BCO-DMO Processing Notes:

- column names reformatted to comply with BCO-DMO naming standards.
- lat and lon columns added to correspond with locations.
- nd used to replace all blank cells with no data.

Extracted from the NSF award abstract:

Oyster reefs are biogeochemical hot spots and prominent estuarine habitats that provide disproportionate ecological function. Suspension-feeding eastern oysters, Crassostrea virginica, are capable of improving water quality and diminishing eutrophication by filtering nutrients and particles from the water and depositing them in the sediments. Remineralization of these deposits may enhance sedimentary denitrification that facilitates nitrogen removal in tidal estuaries. However, the scientific underpinning of oyster reef function has been challenged in various studies. In addition, recent studies of filter feeding invertebrates reported the production of nitrous oxide (N2O), a greenhouse gas, as an end product of incomplete denitrification by gut microbes. C. virginica could be another source of N2O flux from intertidal habitats. Preliminary work indicated substantial N2O production from individual oysters. The estimated N2O production from high density oyster reefs may exceed the N2O flux measured from some estuaries. With the new discovery of N2O emission and uncertainty regarding eutrophication control, the ecological value of oyster reef restoration may become equivocal.

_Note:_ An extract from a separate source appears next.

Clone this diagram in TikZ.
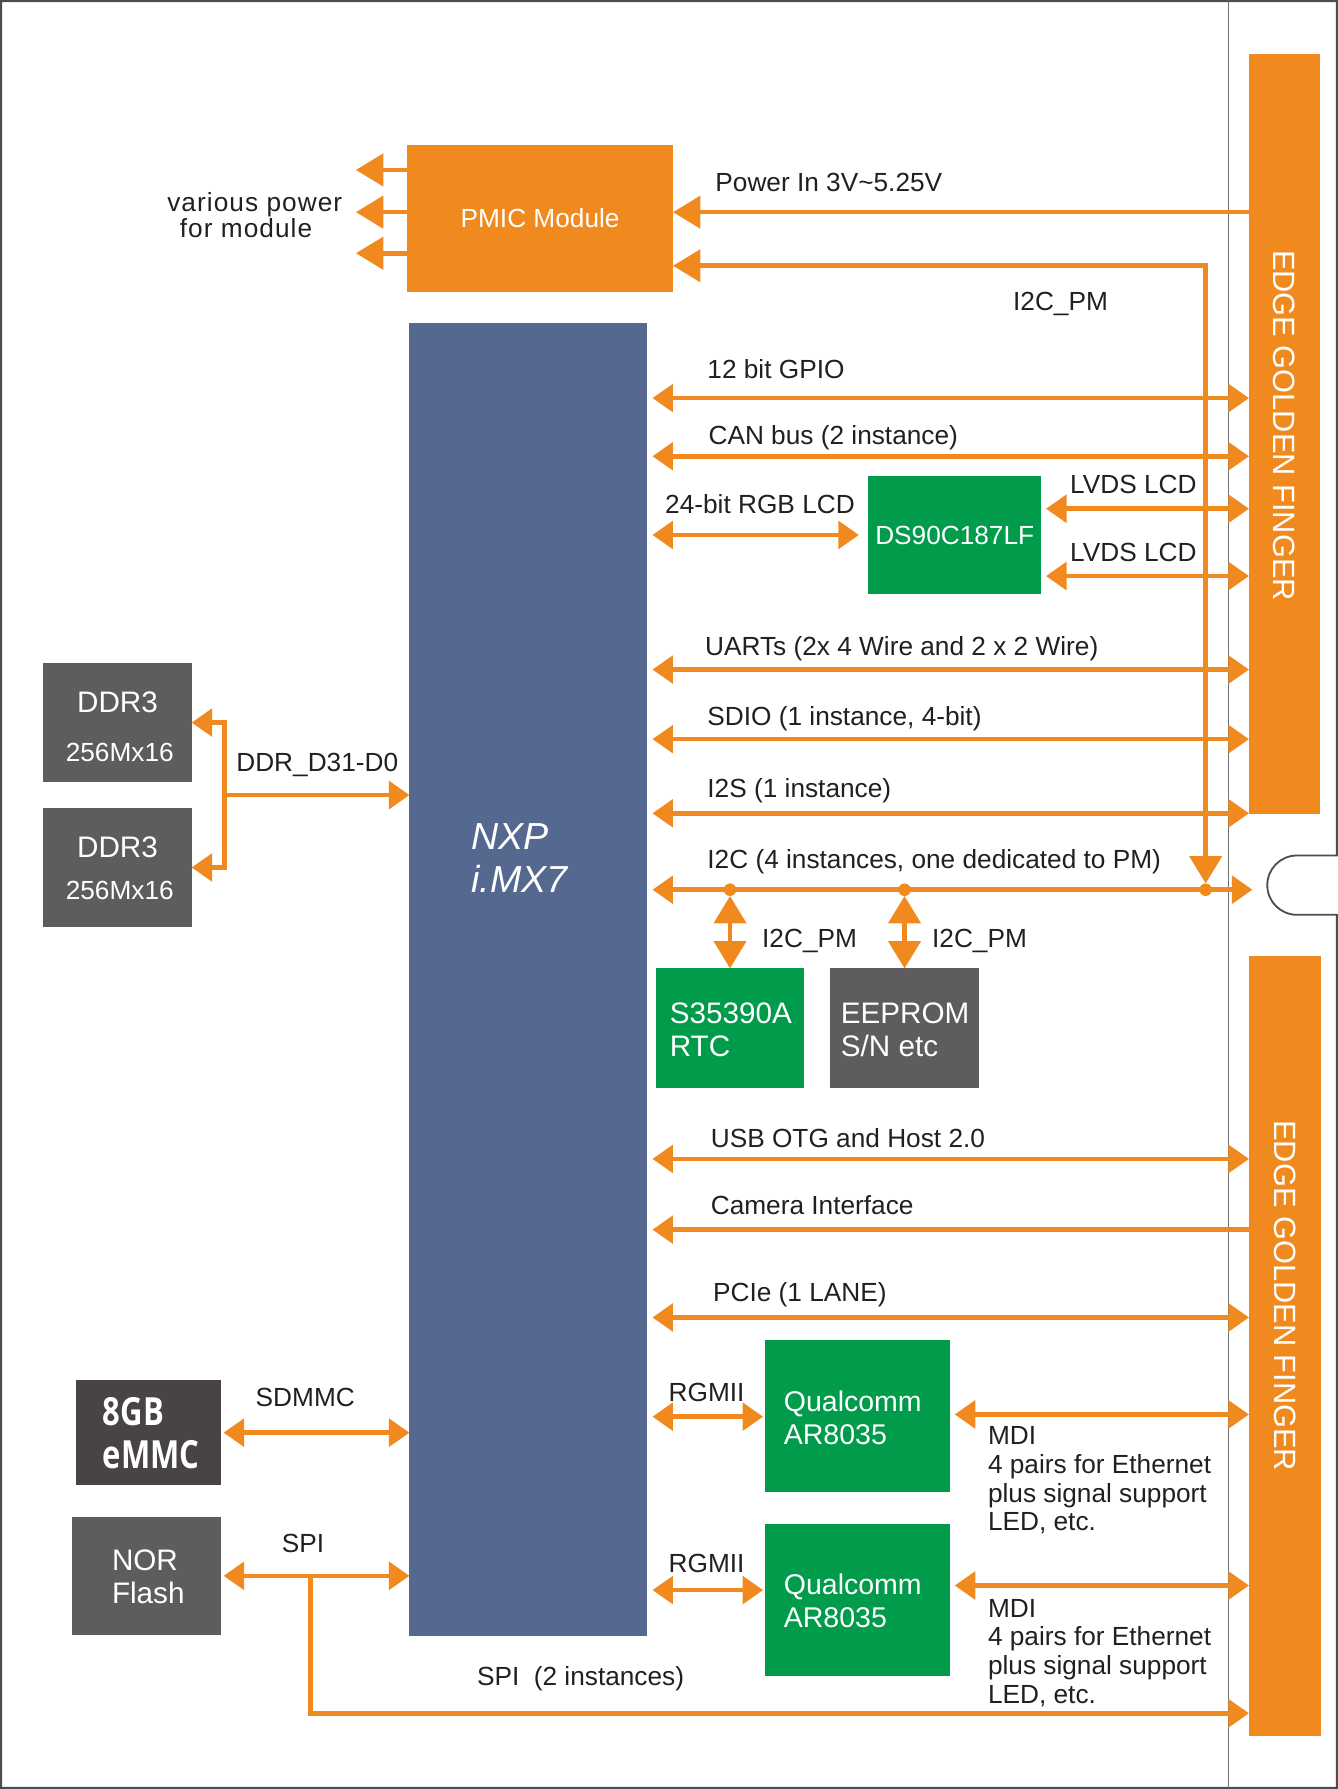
\documentclass[tikz,border=0pt]{standalone}
\usepackage{fontspec}
\setmainfont{Liberation Sans}
\newfontfamily\emmcfont[FakeStretch=0.8]{Open Sans}
\usetikzlibrary{arrows.meta}
\definecolor{orng}{HTML}{F08A1E}
\definecolor{chipblue}{HTML}{55688F}
\definecolor{grn}{HTML}{009B4B}
\definecolor{gry}{HTML}{5E5C5D}
\definecolor{dkgry}{HTML}{474443}
\definecolor{txtc}{HTML}{231F20}
\definecolor{framec}{HTML}{4D4D4F}
\newcommand\labfont{\fontsize{23}{27}\selectfont}
\newcommand\boxfont{\fontsize{26}{30}\selectfont}
\tikzset{
  BT/.tip={Triangle[length=18pt,width=24pt]},
  PT/.tip={Triangle[length=24pt,width=28pt]},
  VT/.tip={Triangle[length=24pt,width=28pt]},
  bus/.style={draw=orng, line width=4pt},
  lab/.style={anchor=base west, inner sep=0pt, text=txtc, font=\labfont},
  wlab/.style={anchor=base west, inner sep=0pt, text=white, font=\boxfont},
  blk/.style={inner sep=0pt, outer sep=0pt, draw=none},
  gft/.style={text=white, font=\fontsize{27}{30}\selectfont, inner sep=0pt},
  dot/.style={circle, fill=orng, minimum size=11pt, inner sep=0pt, outer sep=0pt},
}
\begin{document}
\begin{tikzpicture}[x=1pt,y=-1pt]
\useasboundingbox (0,0) rectangle (1173,1568.4);
% frame
\draw[framec, line width=1.6pt] (1,1) -- (1172,1) -- (1172,750) -- (1137,750)
  .. controls (1122.64,750) and (1111,761.64) .. (1111,776)
  .. controls (1111,790.36) and (1122.64,802) .. (1137,802)
  -- (1172,802) -- (1172,1567.4) -- (1,1567.4) -- cycle;
\draw[framec!80, line width=1.4pt] (1077,1) -- (1077,1567.4);

% golden fingers
\node[blk, fill=orng, minimum width=62pt, minimum height=667pt] (gf1) at (1126,380.5) {};
\node[blk, fill=orng, minimum width=63pt, minimum height=684pt] (gf2) at (1126.5,1180) {};
\node[gft, rotate=-90] (gf1t) at (1126,373) {EDGE GOLDEN FINGER};
\node[gft, rotate=-90] (gf2t) at (1126.5,1136) {EDGE GOLDEN FINGER};

% chip
\node[blk, fill=chipblue, minimum width=208pt, minimum height=1151pt] (chip) at (463,858.5) {};
\node[anchor=base west, inner sep=0pt, text=white, font=\fontsize{33}{37}\selectfont\itshape] (nxp1) at (413,745) {NXP};
\node[anchor=base west, inner sep=0pt, text=white, font=\fontsize{33}{37}\selectfont\itshape] (nxp2) at (413,782) {i.MX7};

% PMIC
\node[blk, fill=orng, minimum width=233pt, minimum height=129pt, text=white, font=\labfont] (pmic) at (473.5,191.5) {PMIC Module};
\coordinate (pw1) at (312,149);
\coordinate (pw2) at (312,186);
\coordinate (pw3) at (312,222);
\draw[bus,-PT] (pmic.west |- pw1) -- (pw1);
\draw[bus,-PT] (pmic.west |- pw2) -- (pw2);
\draw[bus,-PT] (pmic.west |- pw3) -- (pw3);
\node[lab, font=\labfont\addfontfeature{LetterSpace=4}] (vp1) at (146.5,185) {various power};
\node[lab, font=\labfont\addfontfeature{LetterSpace=4}] (vp2) at (157.5,208.6) {for module};

\draw[bus,-PT] (gf1.west |- 0,186) -- (pmic.east |- 0,186);
\node[lab] (pwin) at (627,168) {Power In 3V\char"7E 5.25V};

% I2C_PM line
\node[dot] (d3) at (1057,780) {};
\draw[bus,PT-VT] (pmic.east |- 0,233) -| (d3.north);
\node[lab] (i2cpm0) at (888,272) {I2C\_PM};

% right buses
\draw[bus,BT-BT,shorten <=5pt] (chip.east |- 0,349) -- (gf1.west |- 0,349);
\node[lab] (l1) at (620,332) {12 bit GPIO};
\draw[bus,BT-BT,shorten <=5pt] (chip.east |- 0,400) -- (gf1.west |- 0,400);
\node[lab] (l2) at (621,390) {CAN bus (2 instance)};

\node[blk, fill=grn, minimum width=152pt, minimum height=104pt, text=white, font=\labfont] (ds) at (837,469) {DS90C187LF};
\draw[bus,BT-BT,shorten <=5pt,shorten >=8pt] (chip.east |- ds.west) -- (ds.west);
\node[lab] (l3) at (583,450) {24-bit RGB LCD};
\draw[bus,BT-BT,shorten <=4pt] (ds.east |- 0,446) -- (gf1.west |- 0,446);
\node[lab] (l4) at (938,433) {LVDS LCD};
\draw[bus,BT-BT,shorten <=4pt] (ds.east |- 0,505) -- (gf1.west |- 0,505);
\node[lab] (l5) at (938,492) {LVDS LCD};

\draw[bus,BT-BT,shorten <=5pt] (chip.east |- 0,587) -- (gf1.west |- 0,587);
\node[lab] (l6) at (618,575) {UARTs (2x 4 Wire and 2 x 2 Wire)};
\draw[bus,BT-BT,shorten <=5pt] (chip.east |- 0,648) -- (gf1.west |- 0,648);
\node[lab] (l7) at (620,636) {SDIO (1 instance, 4-bit)};
\draw[bus,BT-BT,shorten <=5pt] (chip.east |- 0,713) -- (gf1.west |- 0,713);
\node[lab] (l8) at (620,699) {I2S (1 instance)};

% I2C bus
\coordinate (i2ce) at (1098,780);
\draw[bus,BT-BT,shorten <=5pt] (chip.east |- i2ce) -- (i2ce);
\node[lab] (l9) at (620,761) {I2C (4 instances, one dedicated to PM)};
\node[dot] (d1) at (640,780) {};
\node[dot] (d2) at (793,780) {};
\node[blk, fill=grn, minimum width=130pt, minimum height=105pt] (rtc) at (640,901.5) {};
\node[blk, fill=gry, minimum width=130pt, minimum height=105pt] (eep) at (793,901.5) {};
\draw[bus,VT-VT] (d1.south) -- (rtc.north);
\draw[bus,VT-VT] (d2.south) -- (eep.north);
\node[lab] (l10) at (668,831) {I2C\_PM};
\node[lab] (l11) at (817,831) {I2C\_PM};
\node[wlab] (rtc1) at (587,897) {S35390A};
\node[wlab] (rtc2) at (587,926) {RTC};
\node[wlab] (eep1) at (737,897) {EEPROM};
\node[wlab] (eep2) at (737,926) {S/N etc};

% lower right buses
\draw[bus,BT-BT,shorten <=5pt] (chip.east |- 0,1016) -- (gf2.west |- 0,1016);
\node[lab] (l12) at (623,1006) {USB OTG and Host 2.0};
\draw[bus,-BT] (gf2.west |- 0,1078) -- ([xshift=5pt]chip.east |- 0,1078);
\node[lab] (l13) at (623,1065) {Camera Interface};
\draw[bus,BT-BT,shorten <=5pt] (chip.east |- 0,1155) -- (gf2.west |- 0,1155);
\node[lab] (l14) at (625,1141) {PCIe (1 LANE)};

% Qualcomm PHYs
\node[blk, fill=grn, minimum width=162pt, minimum height=133pt] (q1) at (752,1241.5) {};
\node[blk, fill=grn, minimum width=162pt, minimum height=133pt] (q2) at (752,1402.5) {};
\node[wlab, font=\fontsize{25}{29}\selectfont] (q1a) at (687,1237) {Qualcomm};
\node[wlab, font=\fontsize{25}{29}\selectfont] (q1b) at (687,1266) {AR8035};
\node[wlab, font=\fontsize{25}{29}\selectfont] (q2a) at (687,1398) {Qualcomm};
\node[wlab, font=\fontsize{25}{29}\selectfont] (q2b) at (687,1427) {AR8035};

\draw[bus,BT-BT,shorten <=5pt,shorten >=2pt] (chip.east |- 0,1242) -- (q1.west |- 0,1242);
\node[lab] (l15) at (586,1229) {RGMII};
\draw[bus,BT-BT,shorten <=4pt] (q1.east |- 0,1240) -- (gf2.west |- 0,1240);
\node[lab] (m1) at (866,1266) {MDI};
\node[lab] (m2) at (866,1292) {4 pairs for Ethernet};
\node[lab] (m3) at (866,1317) {plus signal support};
\node[lab] (m4) at (866,1342) {LED, etc.};

\draw[bus,BT-BT,shorten <=5pt,shorten >=2pt] (chip.east |- 0,1394) -- (q2.west |- 0,1394);
\node[lab] (l16) at (586,1379) {RGMII};
\draw[bus,BT-BT,shorten <=4pt] (q2.east |- 0,1390) -- (gf2.west |- 0,1390);
\node[lab] (m5) at (866,1418) {MDI};
\node[lab] (m6) at (866,1443) {4 pairs for Ethernet};
\node[lab] (m7) at (866,1468) {plus signal support};
\node[lab] (m8) at (866,1493) {LED, etc.};

% DDR
\node[blk, fill=gry, minimum width=130pt, minimum height=105pt] (ddr1) at (103,633.5) {};
\node[blk, fill=gry, minimum width=130pt, minimum height=105pt] (ddr2) at (103,760.5) {};
\node[inner sep=0pt, text=white, font=\boxfont] (ddr1a) at (103,616) {DDR3};
\node[inner sep=0pt, text=white, font=\labfont] (ddr1b) at (105,660) {256Mx16};
\node[inner sep=0pt, text=white, font=\boxfont] (ddr2a) at (103,743) {DDR3};
\node[inner sep=0pt, text=white, font=\labfont] (ddr2b) at (105,781) {256Mx16};
\coordinate (ddrj) at (197,697);
\draw[bus,-BT] (ddrj) -- (chip.west |- ddrj);
\draw[bus,-BT] (ddrj) |- (ddr1.east);
\draw[bus,-BT] (ddrj) |- (ddr2.east);
\node[lab] (l17) at (207,676) {DDR\_D31-D0};

% eMMC
\node[blk, fill=dkgry, minimum width=127pt, minimum height=92pt] (emmc) at (130.5,1256) {};
\node[anchor=base west, inner sep=0pt, text=white, font=\emmcfont\bfseries\fontsize{34}{38}\selectfont] (emmc1) at (90,1250) {8GB};
\node[anchor=base west, inner sep=0pt, text=white, font=\emmcfont\bfseries\fontsize{34}{38}\selectfont] (emmc2) at (90,1287) {eMMC};
\draw[bus,BT-BT,shorten <=2pt] (emmc.east) -- (chip.west |- emmc.east);
\node[lab] (l18) at (224,1233) {SDMMC};

% NOR
\node[blk, fill=gry, minimum width=131pt, minimum height=103pt] (nor) at (128.5,1381.5) {};
\node[wlab] (nor1) at (98,1377) {NOR};
\node[wlab] (nor2) at (98,1406) {Flash};
\draw[bus,BT-BT,shorten <=2pt] (nor.east) -- (chip.west |- nor.east);
\node[lab] (l19) at (247,1361) {SPI};
\coordinate (spij) at (272,1381.5);
\draw[bus,-BT] (spij) |- (gf2.west |- 0,1502);
\node[lab] (l20) at (418,1478) {SPI\ \ (2 instances)};
\end{tikzpicture}
\end{document}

This project will quantify N2O fluxes to understand the factors controlling N2O emission from oyster reefs. Sedimentary N processes will be examined to develop an oyster reef N model to estimate N2O emission from tidal creek estuaries relative to other N cycling processes. The PIs hypothesize that intertidal oyster reefs are a substantial source of N2O emission from estuarine ecosystems and the magnitude of emission may be linked to water quality. If substantial N2O flux from oyster reefs is validated, ecological benefits of oyster reef restoration should be reevaluated. This interdisciplinary research team includes a microbial ecologist, a biogeochemist, an ecologist and an ecosystem modeler. They will utilize stable isotope and molecular microbiological techniques to quantify oyster N2O production, elucidate microbial sources of N2O emission from oysters and sediments, and estimate seasonal variation of N2O fluxes from oyster reefs. Measurements from this study will be integrated into a coupled oyster bioenergetics-sediment biogeochemistry model to compare system level rates of N cycling on oyster reefs as a function of oyster density and water quality. Modeling results will be used to assess the relative trade-­offs of oyster restoration associated with N cycling. They expect to deliver the following end products:1) estimation of annual N2O flux from oyster reefs as an additional source of greenhouse gases from estuaries, 2) a better understanding of the environmental and microbial factors influencing N2O and N2 fluxes in tidal estuaries, 3) transformative knowledge for the effect of oyster restoration on water quality enhancement and ecosystem function, 4) direct guidance for oyster restoration projects whose goals include water quality enhancement, and 5) a modeling tool for use in research and restoration planning.